L’homme du couple, Ladislaus Csizsik-Csatary, était marchand d’art. Il avait son bureau au sous-sol et y entreposait plusieurs tableaux, que Mme Caron avait trouvés plutôt moches lors de sa visite.

Après la transaction, elle n’a plus entendu parler des anciens propriétaires. Jusqu’à ce que deux hommes, qui semblaient tout droit sortis du film Men in Black, avec leurs lunettes et complets noirs, sonnent à sa porte.

«Ils étaient de la GRC, j’imagine, ils cherchaient M. Csatary, mais je ne savais pas où il était», explique-t-elle.

Les autorités canadiennes avaient découvert la véritable identité du marchand d’art, et elles étaient décidées à l’expulser du pays.

Extermination massive

Selon des documents de Citoyenneté et immigration Canada, l’homme en question est né en Hongrie, en 1915. Il s’appelait alors Laszlo Csatari (avec un i plutôt qu’un y).

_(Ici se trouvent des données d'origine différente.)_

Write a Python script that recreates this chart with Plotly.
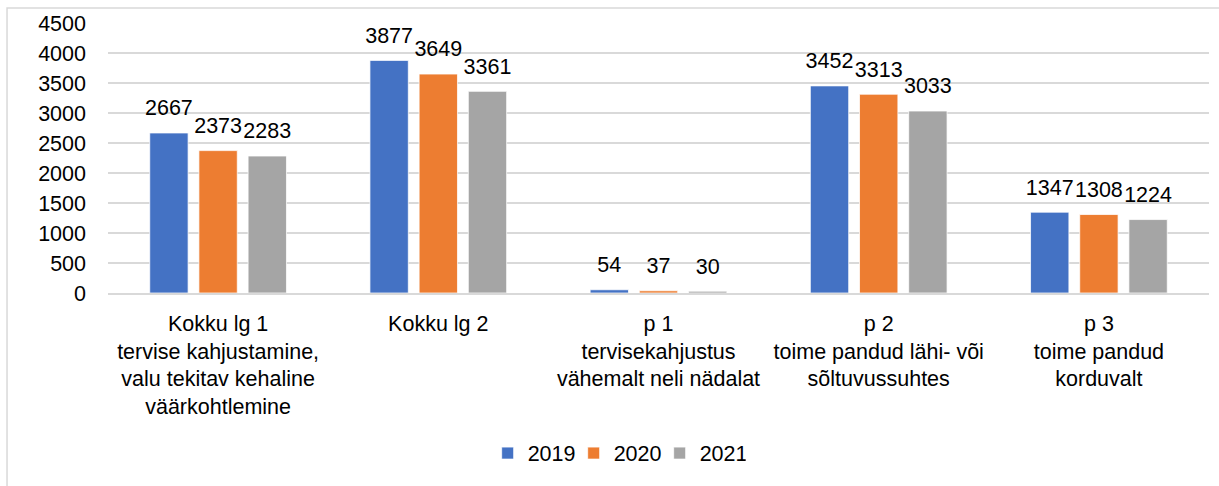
import plotly.graph_objects as go

categories = [
    "Kokku lg 1<br>tervise kahjustamine,<br>valu tekitav kehaline<br>väärkohtlemine",
    "Kokku lg 2",
    "p 1<br>tervisekahjustus<br>vähemalt neli nädalat",
    "p 2<br>toime pandud lähi- või<br>sõltuvussuhtes",
    "p 3<br>toime pandud<br>korduvalt",
]
years = ["2019", "2020", "2021"]
values_2019 = [2667, 3877, 54, 3452, 1347]
values_2020 = [2373, 3649, 37, 3313, 1308]
values_2021 = [2283, 3361, 30, 3033, 1224]
y_ticks = [0, 500, 1000, 1500, 2000, 2500, 3000, 3500, 4000, 4500]

colors = ["#4472C4", "#ED7D31", "#A5A5A5"]
FONT = "Liberation Sans"
SIZE = 21.5

xpos = list(range(len(categories)))
series = [values_2019, values_2020, values_2021]

fig = go.Figure()
for i, (name, vals, col) in enumerate(zip(years, series, colors)):
    fig.add_trace(
        go.Bar(
            name=name,
            x=xpos,
            y=vals,
            offsetgroup=str(i),
            marker=dict(color=col, line=dict(color="white", width=0.75)),
            hoverinfo="skip",
        )
    )
for i, (name, vals) in enumerate(zip(years, series)):
    fig.add_trace(
        go.Scatter(
            name=name,
            x=xpos,
            y=vals,
            offsetgroup=str(i),
            mode="markers+text",
            marker=dict(size=18, color="rgba(0,0,0,0)"),
            text=[str(v) for v in vals],
            textposition="top center",
            textfont=dict(size=SIZE, color="#000000", family=FONT),
            showlegend=False,
            cliponaxis=False,
            hoverinfo="skip",
        )
    )

fig.update_layout(
    width=1219,
    height=486,
    margin=dict(l=108, r=10, t=23, b=193),
    paper_bgcolor="white",
    plot_bgcolor="white",
    barmode="group",
    bargap=0.33,
    bargroupgap=0.22,
    scattermode="group",
    scattergap=0.33,
    font=dict(family=FONT, size=SIZE, color="#000000"),
    showlegend=True,
    legend=dict(
        orientation="h",
        x=0.462,
        xanchor="center",
        y=-0.593,
        yanchor="middle",
        font=dict(size=SIZE),
        traceorder="normal",
        entrywidth=41,
        entrywidthmode="pixels",
    ),
    xaxis=dict(
        tickmode="array",
        tickvals=xpos,
        ticktext=categories,
        tickfont=dict(size=SIZE, family=FONT),
        range=[-0.5, len(categories) - 0.5],
        showline=True,
        linecolor="#D9D9D9",
        linewidth=1.5,
        showgrid=False,
        ticks="",
        ticklabelstandoff=10,
    ),
    yaxis=dict(
        range=[0, 4500],
        tickmode="array",
        tickvals=y_ticks,
        tickfont=dict(size=SIZE, family=FONT),
        showgrid=True,
        gridcolor="#D9D9D9",
        gridwidth=1.5,
        zeroline=False,
        showline=False,
        ticks="",
        ticklabelstandoff=21,
    ),
    shapes=[
        dict(
            type="rect",
            xref="paper",
            yref="paper",
            x0=-0.0917,
            x1=1.05,
            y0=-0.8,
            y1=1.0556,
            line=dict(color="#D9D9D9", width=1.5),
            fillcolor="rgba(0,0,0,0)",
            layer="below",
        )
    ],
)

fig.write_html(
    "out.html",
    config={"displayModeBar": False},
    post_script="document.body.style.margin='0';document.body.style.overflow='hidden';",
)
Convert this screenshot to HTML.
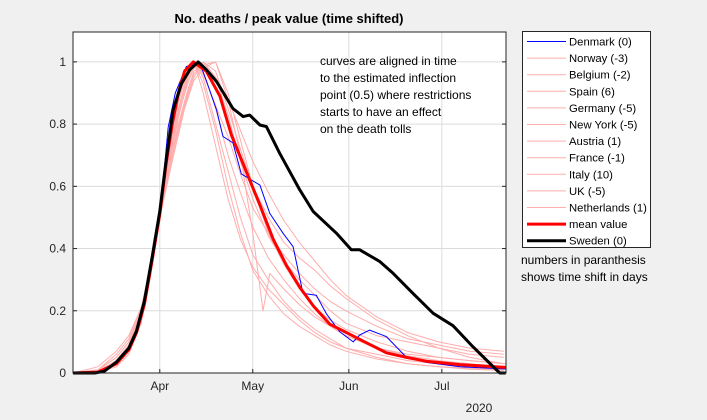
<!DOCTYPE html>
<html><head><meta charset="utf-8"><style>
body{margin:0;background:#f0f0f0;}
svg{display:block;font-family:"Liberation Sans",sans-serif;}
</style></head><body>
<svg id="c" width="707" height="420">
<rect x="0" y="0" width="707" height="420" fill="#f0f0f0"/>
<rect x="73" y="32" width="433" height="341" fill="#fff"/>
<g id="grid"></g>
<g id="series"></g>
<rect x="73" y="32" width="433" height="341" fill="none" stroke="#262626" stroke-width="1"/>
<g id="axes"></g>
<text x="289" y="23" text-anchor="middle" font-size="13" font-weight="bold" fill="#000">No. deaths / peak value (time shifted)</text>
<text font-size="12" fill="#000">
<tspan x="320" y="65">curves are aligned in time</tspan>
<tspan x="320" y="82">to the estimated inflection</tspan>
<tspan x="320" y="99">point (0.5) where restrictions</tspan>
<tspan x="320" y="116">starts to have an effect</tspan>
<tspan x="320" y="133">on the death tolls</tspan>
</text>
<text x="479" y="412" text-anchor="middle" font-size="12" fill="#262626">2020</text>
<rect x="522.5" y="31.5" width="128" height="216" fill="#fff" stroke="#262626" stroke-width="1"/>
<g id="legend"></g>
<text font-size="12" fill="#000">
<tspan x="521" y="264">numbers in paranthesis</tspan>
<tspan x="521" y="281">shows time shift in days</tspan>
</text>
</svg>
<script>
// Days relative to Apr 1
const D=[-28,-20,-14,-10,-6,-3,0,3,6,9,11,14,18,22,26,30,35,40,45,50,55,60,70,80,90,100,111];
const swedenDays=[-28,-21,-18,-14,-10,-7.5,-5,-2.5,0,2,4.3,7,9.7,12.4,15,18.3,23.6,26.9,29,32.3,34.4,38.7,45.2,49.5,57,61.8,64.5,71,75.3,81.7,88.2,94.6,101,107.5,109.7,111.6];
const swedenVals=[0,0,0.005,0.035,0.08,0.135,0.23,0.37,0.52,0.68,0.846,0.93,0.975,1.0,0.975,0.937,0.85,0.824,0.829,0.797,0.792,0.706,0.588,0.519,0.449,0.396,0.396,0.358,0.32,0.256,0.192,0.152,0.085,0.021,0,0];
const meanDays=[-28,-20,-14,-10,-7.5,-5,-2.5,0,2,4,6,8,10.8,15,19.4,23.1,27.9,32.3,36.6,40.9,45.2,49.5,54.9,60.2,66.7,73.1,79.6,86,96.8,111.6];
const meanVals=[0,0.003,0.03,0.075,0.13,0.22,0.36,0.51,0.67,0.8,0.9,0.97,1.0,0.97,0.89,0.765,0.647,0.54,0.43,0.345,0.275,0.216,0.157,0.13,0.097,0.065,0.05,0.038,0.027,0.018];
const denDays=[-28,-20,-14,-10,-7.5,-5,-2.5,0,2.7,5,8.6,12.9,15,18.3,20.4,23.6,26.3,32.3,35.5,39.8,43,46.2,50.5,53.8,58,62.4,64.5,67.7,73.1,79.6,86,96.8,111.6];
const denVals=[0,0.002,0.03,0.07,0.13,0.22,0.36,0.5,0.79,0.9,0.985,0.995,0.94,0.846,0.76,0.74,0.64,0.604,0.513,0.449,0.406,0.256,0.25,0.19,0.133,0.1,0.122,0.138,0.117,0.05,0.034,0.02,0.013];
const pinkVals=[
[0,0.005,0.04,0.09,0.2,0.34,0.5,0.68,0.83,0.93,0.98,1.0,0.95,0.88,0.78,0.68,0.58,0.49,0.42,0.36,0.3,0.25,0.18,0.13,0.1,0.08,0.07],
[0,0.01,0.05,0.1,0.2,0.33,0.5,0.66,0.8,0.91,0.97,0.99,1.0,0.9,0.75,0.6,0.5,0.42,0.37,0.33,0.28,0.24,0.17,0.12,0.08,0.05,0.03],
[0,0.005,0.03,0.08,0.18,0.33,0.5,0.69,0.85,0.96,1,0.95,0.8,0.65,0.5,0.38,0.3,0.23,0.18,0.14,0.11,0.08,0.05,0.03,0.02,0.015,0.01],
[0,0.02,0.07,0.12,0.21,0.34,0.5,0.65,0.79,0.9,0.96,1.0,0.97,0.85,0.72,0.6,0.45,0.35,0.27,0.21,0.17,0.14,0.1,0.07,0.05,0.04,0.03],
[0,0.003,0.03,0.07,0.17,0.32,0.5,0.7,0.87,0.97,1.0,0.93,0.78,0.6,0.45,0.33,0.25,0.19,0.15,0.12,0.09,0.07,0.045,0.03,0.02,0.012,0.008],
[0,0.004,0.04,0.09,0.19,0.33,0.5,0.67,0.82,0.94,0.99,0.97,0.85,0.7,0.58,0.47,0.37,0.3,0.24,0.19,0.15,0.12,0.08,0.055,0.04,0.03,0.02],
[0,0.01,0.05,0.1,0.2,0.34,0.5,0.65,0.78,0.89,0.95,1.0,0.95,0.83,0.68,0.56,0.44,0.36,0.3,0.25,0.2,0.16,0.12,0.1,0.08,0.06,0.05],
[0,0.002,0.02,0.06,0.16,0.31,0.5,0.71,0.88,0.98,1.0,0.9,0.73,0.56,0.43,0.34,0.27,0.22,0.17,0.13,0.1,0.08,0.06,0.04,0.03,0.02,0.015],
[0,0.006,0.04,0.09,0.19,0.33,0.5,0.68,0.84,0.95,1.0,0.96,0.86,0.76,0.64,0.53,0.45,0.38,0.32,0.27,0.23,0.2,0.15,0.11,0.09,0.07,0.06]
];
const spainDays=[-28,-20,-14,-10,-6,-3,0,4,8,11,14,18,22,26,30,33.3,35.5,40,45,50,55,60,70,80,90,100,111.6];
const spainVals=[0,0.01,0.06,0.11,0.21,0.34,0.5,0.68,0.85,0.94,0.98,1.0,0.88,0.7,0.45,0.2,0.32,0.27,0.22,0.18,0.15,0.12,0.08,0.06,0.05,0.04,0.03];
const yTicks=[0,0.2,0.4,0.6,0.8,1];
const yTickLabels=["0","0.2","0.4","0.6","0.8","1"];
const xTicks=[0,30,61,91];
const xTickLabels=["Apr","May","Jun","Jul"];
const legendLabels=["Denmark (0)","Norway (-3)","Belgium (-2)","Spain (6)","Germany (-5)","New York (-5)","Austria (1)","France (-1)","Italy (10)","UK (-5)","Netherlands (1)","mean value","Sweden (0)"];

const NS="http://www.w3.org/2000/svg";
const X0=73,X1=506,Y0=373,Y1=32,DMIN=-28,DMAX=111.7,VMAX=1.096;
function xs(d){return X0+(d-DMIN)/(DMAX-DMIN)*(X1-X0);}
function ys(v){return Y0-v/VMAX*(Y0-Y1);}
function mk(tag,attrs,parent){const e=document.createElementNS(NS,tag);for(const k in attrs)e.setAttribute(k,attrs[k]);parent.appendChild(e);return e;}
const grid=document.getElementById('grid'),axes=document.getElementById('axes'),ser=document.getElementById('series'),leg=document.getElementById('legend');
yTicks.forEach((v,i)=>{
  const g=mk('line',{x1:X0,x2:X1,y1:ys(v),y2:ys(v),stroke:'#dcdcdc','stroke-width':1},grid);
  
  
  const t=mk('line',{x1:X0,x2:X0+4,y1:ys(v),y2:ys(v),stroke:'#262626'},axes);
  
  
  const t2=mk('line',{x1:X1-4,x2:X1,y1:ys(v),y2:ys(v),stroke:'#262626'},axes);
  
  
  const l=mk('text',{x:X0-7,y:ys(v)+4,'text-anchor':'end','font-size':12,fill:'#262626'},axes);
  l.textContent=yTickLabels[i];
  
  
});
xTicks.forEach((d,i)=>{
  const g=mk('line',{x1:xs(d),x2:xs(d),y1:Y1,y2:Y0,stroke:'#dcdcdc','stroke-width':1},grid);
  
  
  const t=mk('line',{x1:xs(d),x2:xs(d),y1:Y0-4,y2:Y0,stroke:'#262626'},axes);
  
  
  const l=mk('text',{x:xs(d),y:Y0+17,'text-anchor':'middle','font-size':12,fill:'#262626'},axes);
  l.textContent=xTickLabels[i];
  
  
});
function line(days,vals,color,w,name){
  const p=days.map((d,i)=>xs(d).toFixed(1)+','+ys(vals[i]).toFixed(1)).join(' ');
  const e=mk('polyline',{points:p,fill:'none',stroke:color,'stroke-width':w,'stroke-linejoin':'round'},ser);
  
  
}
pinkVals.forEach((v,i)=>line(D,v,'#ffadad',1,'country-line'));
line(spainDays,spainVals,'#ffadad',1,'spain-line');
line(denDays,denVals,'#0000ff',1,'denmark-line');
line(meanDays,meanVals,'#ff0000',3,'mean-line');
line(swedenDays,swedenVals,'#000000',3,'sweden-line');
legendLabels.forEach((lab,i)=>{
  const y=41.5+i*16.6;
  let c='#ffadad',w=1;
  if(i==0)c='#0000ff';
  if(i==11){c='#ff0000';w=3;}
  if(i==12){c='#000000';w=3;}
  const s=mk('line',{x1:527,x2:566,y1:y,y2:y,stroke:c,'stroke-width':w},leg);
  
  
  const t=mk('text',{x:569,y:y+4,'font-size':11.3,fill:'#000'},leg);
  t.textContent=lab;
  
  
});
</script>
</body></html>
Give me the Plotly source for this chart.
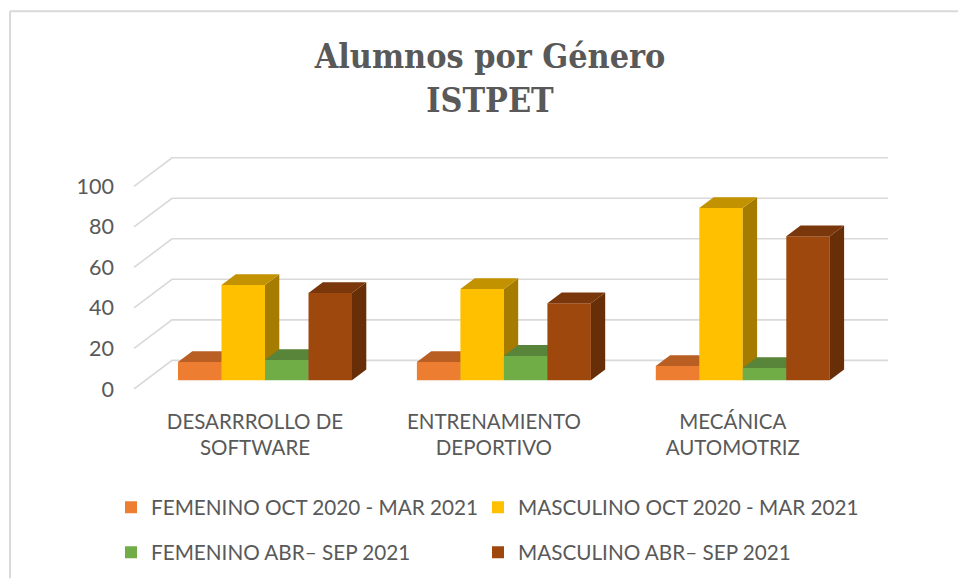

Muni d’un diplôme de droit, celui qui se faisait appeler «Dr Csatari» est devenu lieutenant de police.

Pendant la Seconde Guerre mondiale, lorsque l’Allemagne contrôlait son pays et que son gouvernement s’est mis à persécuter les Juifs, il aurait participé à leur confinement dans des ghettos et à leur déportation en train vers les camps d’extermination. Des 12 000 Juifs entassés dans le camp où il travaillait, à peine 500 ont survécu.

Vers la fin de la guerre, fuyant l’avancée des Soviétiques, Csatari se serait réfugié avec sa famille en Allemagne. En son absence, le «Tribunal du peuple» instauré par les communistes en Hongrie l’a condamné à mort pour ses crimes.

Csatari a changé son nom pour Ladislaus Csizsik-Csatary. À partir de ce moment, disant craindre des gens qui «l’accusaient à tort», il utilisera une foule de variations orthographiques de ce nom.

Selon le gouvernement canadien, c’est en se présentant faussement comme des réfugiés yougoslaves que sa femme, leurs deux filles et lui ont pu immigrer au Canada. Des documents montrent pourtant qu’ils parlaient hongrois, allemand et anglais, mais pas les langues utilisées en Yougoslavie.

Chez Canadair

La famille arrive à Halifax en 1948 sur le bateau Samaria, puis s’installe à Montréal.

Csatary se fait appeler Larry et travaille d’abord à l’usine Canadair de Montréal. Il se présente alternativement comme coupeur de vitre, tôlier, spécialiste automobile. Il occupe au fil du temps deux logements dans le quartier Parc-Extension, puis un appartement de la rue Saint-Denis, angle Duluth, en face de ce qui est aujourd’hui la boutique de chaussures Le Marcheur.

Csatary obtient la citoyenneté canadienne en 1955. Sa situation s’améliore lorsqu’il se lance dans l’importation et la vente d’oeuvres d’art. En 1970, il achète sa maison dans le quartier Notre-Dame-de-Grâce. Dans les documents notariés, il ne fait même plus semblant de s’être marié en Yougoslavie, comme il le prétendait auparavant, mais avoue que la cérémonie a eu lieu en Hongrie, en 1942.

Lorsqu’il quitte Montréal pour Toronto en 1996, les autorités l’ont déjà démasqué et tentent de lui retirer sa citoyenneté. Il proteste alors que son rôle a été «limité», qu’il n’a pas participé aux déportations et que lorsqu’il a remis des fugitifs juifs aux Allemands, il ignorait qu’ils allaient être tués.

Csatary quitte finalement le Canada avant la fin des procédures et disparaît pendant une quinzaine d’années.

Sa cavale a pris fin dimanche dernier. Des journalistes du Sun de Londres l’ont retrouvé dans sa Hongrie natale. L’affaire est maintenant entre les mains de la justice hongroise.